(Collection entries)
--------------------------------

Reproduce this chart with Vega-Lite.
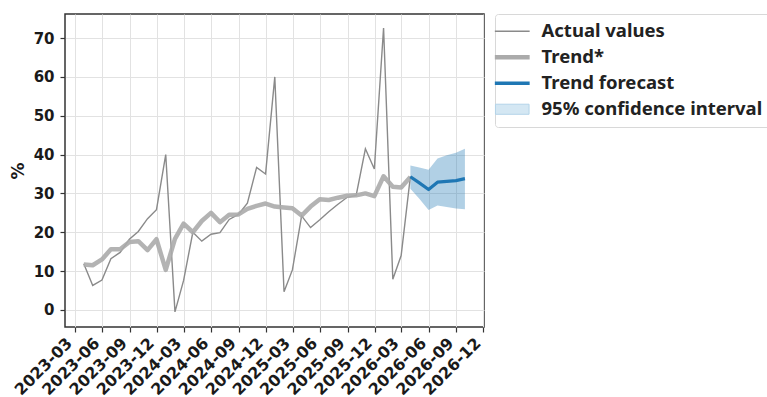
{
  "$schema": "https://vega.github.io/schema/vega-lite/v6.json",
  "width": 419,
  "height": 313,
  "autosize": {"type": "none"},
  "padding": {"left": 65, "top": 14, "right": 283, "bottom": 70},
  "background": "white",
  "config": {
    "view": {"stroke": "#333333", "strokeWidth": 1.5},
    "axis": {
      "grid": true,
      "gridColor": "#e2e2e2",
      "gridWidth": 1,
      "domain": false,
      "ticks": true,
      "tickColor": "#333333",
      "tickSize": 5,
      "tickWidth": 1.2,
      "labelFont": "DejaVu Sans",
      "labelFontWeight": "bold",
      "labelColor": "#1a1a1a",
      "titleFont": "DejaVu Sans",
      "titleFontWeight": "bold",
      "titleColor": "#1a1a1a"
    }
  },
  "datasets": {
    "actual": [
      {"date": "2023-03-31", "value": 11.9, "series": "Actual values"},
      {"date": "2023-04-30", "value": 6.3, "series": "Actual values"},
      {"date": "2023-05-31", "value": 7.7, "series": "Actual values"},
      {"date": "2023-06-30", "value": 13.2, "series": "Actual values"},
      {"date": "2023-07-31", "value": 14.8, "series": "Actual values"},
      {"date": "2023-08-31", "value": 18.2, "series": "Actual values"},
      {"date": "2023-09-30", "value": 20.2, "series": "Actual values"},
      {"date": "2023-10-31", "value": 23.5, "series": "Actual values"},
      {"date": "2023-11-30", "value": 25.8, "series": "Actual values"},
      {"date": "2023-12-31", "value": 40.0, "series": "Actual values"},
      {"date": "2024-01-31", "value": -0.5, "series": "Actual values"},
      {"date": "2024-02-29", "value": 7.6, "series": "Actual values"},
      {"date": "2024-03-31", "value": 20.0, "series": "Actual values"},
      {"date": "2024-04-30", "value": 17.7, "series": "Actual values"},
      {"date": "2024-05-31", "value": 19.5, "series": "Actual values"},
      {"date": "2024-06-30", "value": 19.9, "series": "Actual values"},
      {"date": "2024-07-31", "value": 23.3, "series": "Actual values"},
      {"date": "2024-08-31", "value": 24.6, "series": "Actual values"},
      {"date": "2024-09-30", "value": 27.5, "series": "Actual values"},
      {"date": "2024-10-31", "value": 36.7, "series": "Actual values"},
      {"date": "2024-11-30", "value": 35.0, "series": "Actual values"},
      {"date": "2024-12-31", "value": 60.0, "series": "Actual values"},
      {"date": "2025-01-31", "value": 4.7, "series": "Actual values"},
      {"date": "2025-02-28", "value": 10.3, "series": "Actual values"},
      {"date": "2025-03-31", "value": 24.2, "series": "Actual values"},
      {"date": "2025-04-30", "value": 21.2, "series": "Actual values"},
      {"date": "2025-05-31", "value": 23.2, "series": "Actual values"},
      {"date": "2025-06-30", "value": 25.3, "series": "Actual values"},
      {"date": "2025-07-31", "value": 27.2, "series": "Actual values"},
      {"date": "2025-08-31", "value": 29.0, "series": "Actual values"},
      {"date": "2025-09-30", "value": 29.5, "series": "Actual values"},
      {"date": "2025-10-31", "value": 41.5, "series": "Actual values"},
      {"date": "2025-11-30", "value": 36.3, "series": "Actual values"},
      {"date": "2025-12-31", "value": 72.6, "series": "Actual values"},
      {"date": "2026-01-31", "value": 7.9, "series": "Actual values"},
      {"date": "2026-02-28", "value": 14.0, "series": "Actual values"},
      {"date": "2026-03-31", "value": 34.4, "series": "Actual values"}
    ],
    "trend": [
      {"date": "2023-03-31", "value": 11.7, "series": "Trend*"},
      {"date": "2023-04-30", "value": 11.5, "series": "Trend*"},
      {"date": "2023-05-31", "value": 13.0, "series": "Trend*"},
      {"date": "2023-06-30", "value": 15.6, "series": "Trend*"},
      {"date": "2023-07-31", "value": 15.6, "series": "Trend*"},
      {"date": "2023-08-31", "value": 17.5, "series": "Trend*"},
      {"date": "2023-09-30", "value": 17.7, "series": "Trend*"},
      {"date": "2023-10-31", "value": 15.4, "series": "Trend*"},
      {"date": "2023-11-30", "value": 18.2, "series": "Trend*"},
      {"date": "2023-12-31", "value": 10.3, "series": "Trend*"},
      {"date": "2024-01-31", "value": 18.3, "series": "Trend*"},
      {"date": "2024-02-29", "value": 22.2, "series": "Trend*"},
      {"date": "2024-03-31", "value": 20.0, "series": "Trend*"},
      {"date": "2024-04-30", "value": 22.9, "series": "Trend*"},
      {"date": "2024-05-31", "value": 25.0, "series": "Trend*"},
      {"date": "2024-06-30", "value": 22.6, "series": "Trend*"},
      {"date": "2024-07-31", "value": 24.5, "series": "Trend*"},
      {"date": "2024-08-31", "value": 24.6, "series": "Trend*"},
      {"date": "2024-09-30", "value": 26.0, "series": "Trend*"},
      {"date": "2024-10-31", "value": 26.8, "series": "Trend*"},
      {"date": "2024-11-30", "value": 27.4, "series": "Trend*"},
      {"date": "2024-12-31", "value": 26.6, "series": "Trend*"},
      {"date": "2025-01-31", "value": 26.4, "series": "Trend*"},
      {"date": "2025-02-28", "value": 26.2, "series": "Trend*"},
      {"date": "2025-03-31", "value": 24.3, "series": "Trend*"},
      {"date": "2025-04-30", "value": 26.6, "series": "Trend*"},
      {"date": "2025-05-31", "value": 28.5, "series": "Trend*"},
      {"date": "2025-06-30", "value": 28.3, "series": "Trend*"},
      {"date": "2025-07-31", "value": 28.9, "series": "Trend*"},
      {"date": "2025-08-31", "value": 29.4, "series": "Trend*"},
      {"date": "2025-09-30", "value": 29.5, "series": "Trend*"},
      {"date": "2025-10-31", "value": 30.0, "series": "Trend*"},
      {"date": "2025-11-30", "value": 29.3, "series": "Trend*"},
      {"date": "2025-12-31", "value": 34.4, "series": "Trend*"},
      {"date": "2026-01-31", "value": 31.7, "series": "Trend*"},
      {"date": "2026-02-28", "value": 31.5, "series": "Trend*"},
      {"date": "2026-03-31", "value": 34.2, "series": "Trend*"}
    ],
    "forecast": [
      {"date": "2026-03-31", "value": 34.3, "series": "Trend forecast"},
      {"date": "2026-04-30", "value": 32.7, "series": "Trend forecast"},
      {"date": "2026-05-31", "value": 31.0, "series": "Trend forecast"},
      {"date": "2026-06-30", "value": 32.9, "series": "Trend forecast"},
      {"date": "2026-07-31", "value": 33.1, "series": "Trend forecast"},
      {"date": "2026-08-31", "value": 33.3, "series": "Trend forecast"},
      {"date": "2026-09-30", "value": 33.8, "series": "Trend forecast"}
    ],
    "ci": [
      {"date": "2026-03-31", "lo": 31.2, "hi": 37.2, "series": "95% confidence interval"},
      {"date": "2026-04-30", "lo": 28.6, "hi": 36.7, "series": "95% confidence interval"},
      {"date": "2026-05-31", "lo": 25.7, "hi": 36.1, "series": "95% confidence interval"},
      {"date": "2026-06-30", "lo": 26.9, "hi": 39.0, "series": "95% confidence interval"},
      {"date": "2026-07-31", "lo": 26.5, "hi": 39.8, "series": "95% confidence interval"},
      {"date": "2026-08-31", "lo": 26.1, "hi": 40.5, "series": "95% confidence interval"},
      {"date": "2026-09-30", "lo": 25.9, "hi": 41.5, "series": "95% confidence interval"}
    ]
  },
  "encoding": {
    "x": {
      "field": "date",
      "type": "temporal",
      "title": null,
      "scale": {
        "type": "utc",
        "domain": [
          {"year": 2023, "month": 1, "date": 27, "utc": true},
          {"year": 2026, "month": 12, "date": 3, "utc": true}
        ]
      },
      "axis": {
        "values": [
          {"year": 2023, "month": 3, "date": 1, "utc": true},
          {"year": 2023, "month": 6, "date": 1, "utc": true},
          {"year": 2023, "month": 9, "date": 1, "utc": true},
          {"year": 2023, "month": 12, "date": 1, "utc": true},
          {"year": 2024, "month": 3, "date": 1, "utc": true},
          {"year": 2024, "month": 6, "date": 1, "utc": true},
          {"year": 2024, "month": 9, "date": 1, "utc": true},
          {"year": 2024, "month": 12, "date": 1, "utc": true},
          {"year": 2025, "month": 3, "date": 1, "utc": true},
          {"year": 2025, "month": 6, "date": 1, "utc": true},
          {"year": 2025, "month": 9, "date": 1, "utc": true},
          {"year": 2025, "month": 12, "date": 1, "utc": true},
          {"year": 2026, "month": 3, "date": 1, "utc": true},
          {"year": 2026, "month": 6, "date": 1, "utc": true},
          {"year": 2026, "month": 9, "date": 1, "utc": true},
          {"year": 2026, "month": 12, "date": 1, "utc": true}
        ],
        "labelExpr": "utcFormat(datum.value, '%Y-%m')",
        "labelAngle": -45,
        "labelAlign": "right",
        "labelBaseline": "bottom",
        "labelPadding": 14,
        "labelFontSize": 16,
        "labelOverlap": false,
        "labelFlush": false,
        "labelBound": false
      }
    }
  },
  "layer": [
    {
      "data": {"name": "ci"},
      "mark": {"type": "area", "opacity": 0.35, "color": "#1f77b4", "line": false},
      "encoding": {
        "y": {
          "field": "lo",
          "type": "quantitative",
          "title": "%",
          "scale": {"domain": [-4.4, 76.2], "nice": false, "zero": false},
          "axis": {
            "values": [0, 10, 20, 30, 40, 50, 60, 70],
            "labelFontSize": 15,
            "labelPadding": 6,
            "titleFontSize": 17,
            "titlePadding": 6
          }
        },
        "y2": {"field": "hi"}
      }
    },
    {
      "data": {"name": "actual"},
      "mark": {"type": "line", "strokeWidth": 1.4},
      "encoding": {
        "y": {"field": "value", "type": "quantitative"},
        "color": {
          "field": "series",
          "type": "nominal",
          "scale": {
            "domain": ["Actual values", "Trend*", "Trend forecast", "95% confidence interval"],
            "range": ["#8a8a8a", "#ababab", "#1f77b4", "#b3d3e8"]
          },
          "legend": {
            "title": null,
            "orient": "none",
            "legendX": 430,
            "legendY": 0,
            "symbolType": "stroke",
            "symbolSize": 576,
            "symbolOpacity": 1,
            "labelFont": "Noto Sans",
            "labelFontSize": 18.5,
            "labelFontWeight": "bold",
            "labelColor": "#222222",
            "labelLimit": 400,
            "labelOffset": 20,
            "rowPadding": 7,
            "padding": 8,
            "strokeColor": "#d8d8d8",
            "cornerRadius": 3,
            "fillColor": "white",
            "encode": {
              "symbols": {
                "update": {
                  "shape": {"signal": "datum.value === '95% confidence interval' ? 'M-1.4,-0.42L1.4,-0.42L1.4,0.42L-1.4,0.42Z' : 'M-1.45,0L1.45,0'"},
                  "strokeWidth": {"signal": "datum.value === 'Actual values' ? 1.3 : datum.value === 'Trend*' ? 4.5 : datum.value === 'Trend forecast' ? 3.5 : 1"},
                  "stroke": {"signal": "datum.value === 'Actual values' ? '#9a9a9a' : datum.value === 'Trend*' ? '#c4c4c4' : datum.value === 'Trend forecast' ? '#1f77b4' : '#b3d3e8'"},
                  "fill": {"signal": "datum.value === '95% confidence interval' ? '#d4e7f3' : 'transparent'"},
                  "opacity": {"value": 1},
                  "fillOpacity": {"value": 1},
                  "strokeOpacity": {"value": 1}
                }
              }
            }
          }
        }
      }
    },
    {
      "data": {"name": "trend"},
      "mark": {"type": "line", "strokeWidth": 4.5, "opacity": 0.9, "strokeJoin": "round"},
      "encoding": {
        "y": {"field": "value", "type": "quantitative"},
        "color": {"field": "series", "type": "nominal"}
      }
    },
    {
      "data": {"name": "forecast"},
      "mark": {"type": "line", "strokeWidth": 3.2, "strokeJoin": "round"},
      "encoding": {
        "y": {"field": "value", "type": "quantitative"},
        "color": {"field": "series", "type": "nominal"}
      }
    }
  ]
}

--------------------------------

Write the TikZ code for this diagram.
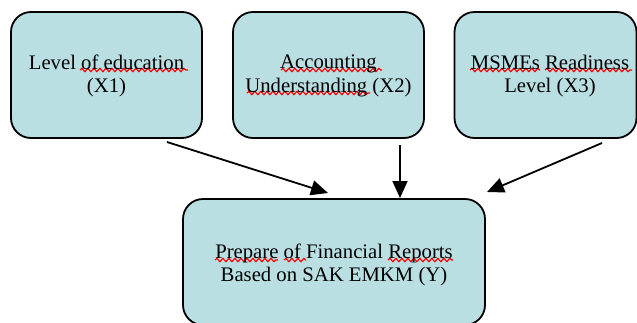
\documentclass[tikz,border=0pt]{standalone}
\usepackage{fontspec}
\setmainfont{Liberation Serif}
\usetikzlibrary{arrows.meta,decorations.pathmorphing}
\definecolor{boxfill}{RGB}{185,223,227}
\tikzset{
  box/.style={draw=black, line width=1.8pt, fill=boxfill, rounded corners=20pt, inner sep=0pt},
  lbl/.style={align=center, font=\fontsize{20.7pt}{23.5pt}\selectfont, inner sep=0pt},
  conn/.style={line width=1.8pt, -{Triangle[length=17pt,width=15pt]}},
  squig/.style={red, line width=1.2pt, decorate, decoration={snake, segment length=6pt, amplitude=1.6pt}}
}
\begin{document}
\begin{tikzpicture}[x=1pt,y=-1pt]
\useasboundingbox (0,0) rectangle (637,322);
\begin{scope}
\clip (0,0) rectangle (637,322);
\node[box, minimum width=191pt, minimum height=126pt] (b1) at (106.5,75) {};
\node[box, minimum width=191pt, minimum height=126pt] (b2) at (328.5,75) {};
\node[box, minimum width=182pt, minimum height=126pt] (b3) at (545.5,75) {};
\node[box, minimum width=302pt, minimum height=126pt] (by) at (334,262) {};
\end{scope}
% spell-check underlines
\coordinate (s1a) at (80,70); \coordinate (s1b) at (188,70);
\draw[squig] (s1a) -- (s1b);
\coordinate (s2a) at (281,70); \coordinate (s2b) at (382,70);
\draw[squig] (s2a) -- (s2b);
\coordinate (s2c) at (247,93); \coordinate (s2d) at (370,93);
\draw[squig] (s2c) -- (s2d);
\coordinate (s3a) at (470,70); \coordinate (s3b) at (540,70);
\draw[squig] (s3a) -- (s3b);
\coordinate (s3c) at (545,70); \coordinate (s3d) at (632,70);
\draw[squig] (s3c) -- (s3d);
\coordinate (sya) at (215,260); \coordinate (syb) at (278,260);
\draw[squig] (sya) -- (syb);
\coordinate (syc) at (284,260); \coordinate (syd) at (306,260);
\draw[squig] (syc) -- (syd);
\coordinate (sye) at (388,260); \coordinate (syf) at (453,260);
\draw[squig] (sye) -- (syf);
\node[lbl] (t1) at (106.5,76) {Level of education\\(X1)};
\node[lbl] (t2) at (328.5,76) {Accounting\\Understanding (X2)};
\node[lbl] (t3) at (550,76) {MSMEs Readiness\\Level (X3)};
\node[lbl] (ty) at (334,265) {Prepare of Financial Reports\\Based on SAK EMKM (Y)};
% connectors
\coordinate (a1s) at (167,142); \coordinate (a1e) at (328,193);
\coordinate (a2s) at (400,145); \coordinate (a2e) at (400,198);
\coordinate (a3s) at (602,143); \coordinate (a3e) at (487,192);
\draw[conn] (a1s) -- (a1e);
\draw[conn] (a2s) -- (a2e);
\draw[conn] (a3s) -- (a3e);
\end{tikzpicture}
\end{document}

--------------------------------

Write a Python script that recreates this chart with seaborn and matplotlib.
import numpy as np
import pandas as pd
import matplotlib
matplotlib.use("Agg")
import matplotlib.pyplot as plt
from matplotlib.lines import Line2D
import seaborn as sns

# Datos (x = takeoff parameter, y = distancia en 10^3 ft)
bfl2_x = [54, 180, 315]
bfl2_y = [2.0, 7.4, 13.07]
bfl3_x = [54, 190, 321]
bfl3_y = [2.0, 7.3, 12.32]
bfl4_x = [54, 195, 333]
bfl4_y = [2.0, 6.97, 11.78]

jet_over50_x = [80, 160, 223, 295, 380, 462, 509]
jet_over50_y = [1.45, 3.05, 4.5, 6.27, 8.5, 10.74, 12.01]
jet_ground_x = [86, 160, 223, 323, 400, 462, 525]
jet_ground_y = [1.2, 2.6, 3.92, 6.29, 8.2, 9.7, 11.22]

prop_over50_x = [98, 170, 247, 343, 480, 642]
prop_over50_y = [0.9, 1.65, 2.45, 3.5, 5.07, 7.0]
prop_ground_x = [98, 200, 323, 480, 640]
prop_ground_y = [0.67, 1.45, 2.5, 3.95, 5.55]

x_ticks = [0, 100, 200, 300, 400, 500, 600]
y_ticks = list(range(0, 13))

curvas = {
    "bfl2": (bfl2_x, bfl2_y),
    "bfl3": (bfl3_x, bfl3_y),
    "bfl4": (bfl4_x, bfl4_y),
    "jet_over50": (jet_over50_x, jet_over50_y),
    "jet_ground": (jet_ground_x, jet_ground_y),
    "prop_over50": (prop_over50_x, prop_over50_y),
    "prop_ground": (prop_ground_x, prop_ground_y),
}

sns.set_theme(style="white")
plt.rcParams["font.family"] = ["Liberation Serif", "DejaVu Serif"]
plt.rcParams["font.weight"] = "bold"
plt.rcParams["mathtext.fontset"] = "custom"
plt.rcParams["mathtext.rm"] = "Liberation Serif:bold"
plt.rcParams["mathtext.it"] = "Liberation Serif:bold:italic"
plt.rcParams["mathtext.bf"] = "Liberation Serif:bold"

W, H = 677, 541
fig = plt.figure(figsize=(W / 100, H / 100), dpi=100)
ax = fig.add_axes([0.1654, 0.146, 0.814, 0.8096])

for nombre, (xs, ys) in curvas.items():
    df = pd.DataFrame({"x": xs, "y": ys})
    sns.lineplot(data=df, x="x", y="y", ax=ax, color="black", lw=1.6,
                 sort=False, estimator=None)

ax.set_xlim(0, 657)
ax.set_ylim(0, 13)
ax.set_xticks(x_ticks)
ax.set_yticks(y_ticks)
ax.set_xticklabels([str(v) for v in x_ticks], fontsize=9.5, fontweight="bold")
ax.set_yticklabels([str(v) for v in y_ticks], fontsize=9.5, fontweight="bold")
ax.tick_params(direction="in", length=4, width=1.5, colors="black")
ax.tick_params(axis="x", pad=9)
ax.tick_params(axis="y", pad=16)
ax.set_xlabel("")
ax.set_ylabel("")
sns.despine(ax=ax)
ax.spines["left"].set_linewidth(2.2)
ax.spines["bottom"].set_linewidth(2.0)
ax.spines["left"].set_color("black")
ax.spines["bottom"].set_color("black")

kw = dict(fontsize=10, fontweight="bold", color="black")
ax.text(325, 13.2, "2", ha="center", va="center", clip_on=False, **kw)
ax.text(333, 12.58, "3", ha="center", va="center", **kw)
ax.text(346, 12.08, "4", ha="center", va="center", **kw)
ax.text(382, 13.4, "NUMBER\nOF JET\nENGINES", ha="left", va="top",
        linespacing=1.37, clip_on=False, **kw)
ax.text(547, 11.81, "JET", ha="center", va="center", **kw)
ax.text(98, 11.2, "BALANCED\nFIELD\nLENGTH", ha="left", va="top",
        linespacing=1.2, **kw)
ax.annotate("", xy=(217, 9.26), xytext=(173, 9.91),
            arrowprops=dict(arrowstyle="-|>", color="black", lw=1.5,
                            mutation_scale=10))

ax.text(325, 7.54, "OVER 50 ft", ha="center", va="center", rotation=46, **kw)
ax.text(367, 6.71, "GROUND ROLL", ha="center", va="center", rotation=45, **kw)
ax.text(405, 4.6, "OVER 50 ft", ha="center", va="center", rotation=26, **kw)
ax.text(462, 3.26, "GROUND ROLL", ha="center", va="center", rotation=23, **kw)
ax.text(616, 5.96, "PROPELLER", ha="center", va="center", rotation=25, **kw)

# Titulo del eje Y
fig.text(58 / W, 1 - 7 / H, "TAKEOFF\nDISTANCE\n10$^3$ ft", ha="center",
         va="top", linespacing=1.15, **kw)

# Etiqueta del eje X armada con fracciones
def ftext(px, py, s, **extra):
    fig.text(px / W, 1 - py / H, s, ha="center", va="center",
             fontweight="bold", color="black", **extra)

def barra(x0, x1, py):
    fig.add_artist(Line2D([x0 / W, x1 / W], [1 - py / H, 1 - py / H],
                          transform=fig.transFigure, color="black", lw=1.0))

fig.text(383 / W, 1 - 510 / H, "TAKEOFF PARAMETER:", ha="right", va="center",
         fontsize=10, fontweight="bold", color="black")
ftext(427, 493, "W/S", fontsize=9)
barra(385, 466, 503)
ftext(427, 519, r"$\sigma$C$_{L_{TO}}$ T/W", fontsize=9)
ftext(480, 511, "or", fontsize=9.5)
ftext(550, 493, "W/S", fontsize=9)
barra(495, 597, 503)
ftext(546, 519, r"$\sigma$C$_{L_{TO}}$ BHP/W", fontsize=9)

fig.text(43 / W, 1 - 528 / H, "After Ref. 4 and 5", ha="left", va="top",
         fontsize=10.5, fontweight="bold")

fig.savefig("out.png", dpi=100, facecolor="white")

--------------------------------

Requirement
Reproduce the lines exactly, taking as the first line the one with "Write a Python" and as the last line the one with "y_ticks = list(range(0, 13))", and include nothing else.

Written answer
Write a Python script that recreates this chart with seaborn and matplotlib.
import numpy as np
import pandas as pd
import matplotlib
matplotlib.use("Agg")
import matplotlib.pyplot as plt
from matplotlib.lines import Line2D
import seaborn as sns

# Datos (x = takeoff parameter, y = distancia en 10^3 ft)
bfl2_x = [54, 180, 315]
bfl2_y = [2.0, 7.4, 13.07]
bfl3_x = [54, 190, 321]
bfl3_y = [2.0, 7.3, 12.32]
bfl4_x = [54, 195, 333]
bfl4_y = [2.0, 6.97, 11.78]

jet_over50_x = [80, 160, 223, 295, 380, 462, 509]
jet_over50_y = [1.45, 3.05, 4.5, 6.27, 8.5, 10.74, 12.01]
jet_ground_x = [86, 160, 223, 323, 400, 462, 525]
jet_ground_y = [1.2, 2.6, 3.92, 6.29, 8.2, 9.7, 11.22]

prop_over50_x = [98, 170, 247, 343, 480, 642]
prop_over50_y = [0.9, 1.65, 2.45, 3.5, 5.07, 7.0]
prop_ground_x = [98, 200, 323, 480, 640]
prop_ground_y = [0.67, 1.45, 2.5, 3.95, 5.55]

x_ticks = [0, 100, 200, 300, 400, 500, 600]
y_ticks = list(range(0, 13))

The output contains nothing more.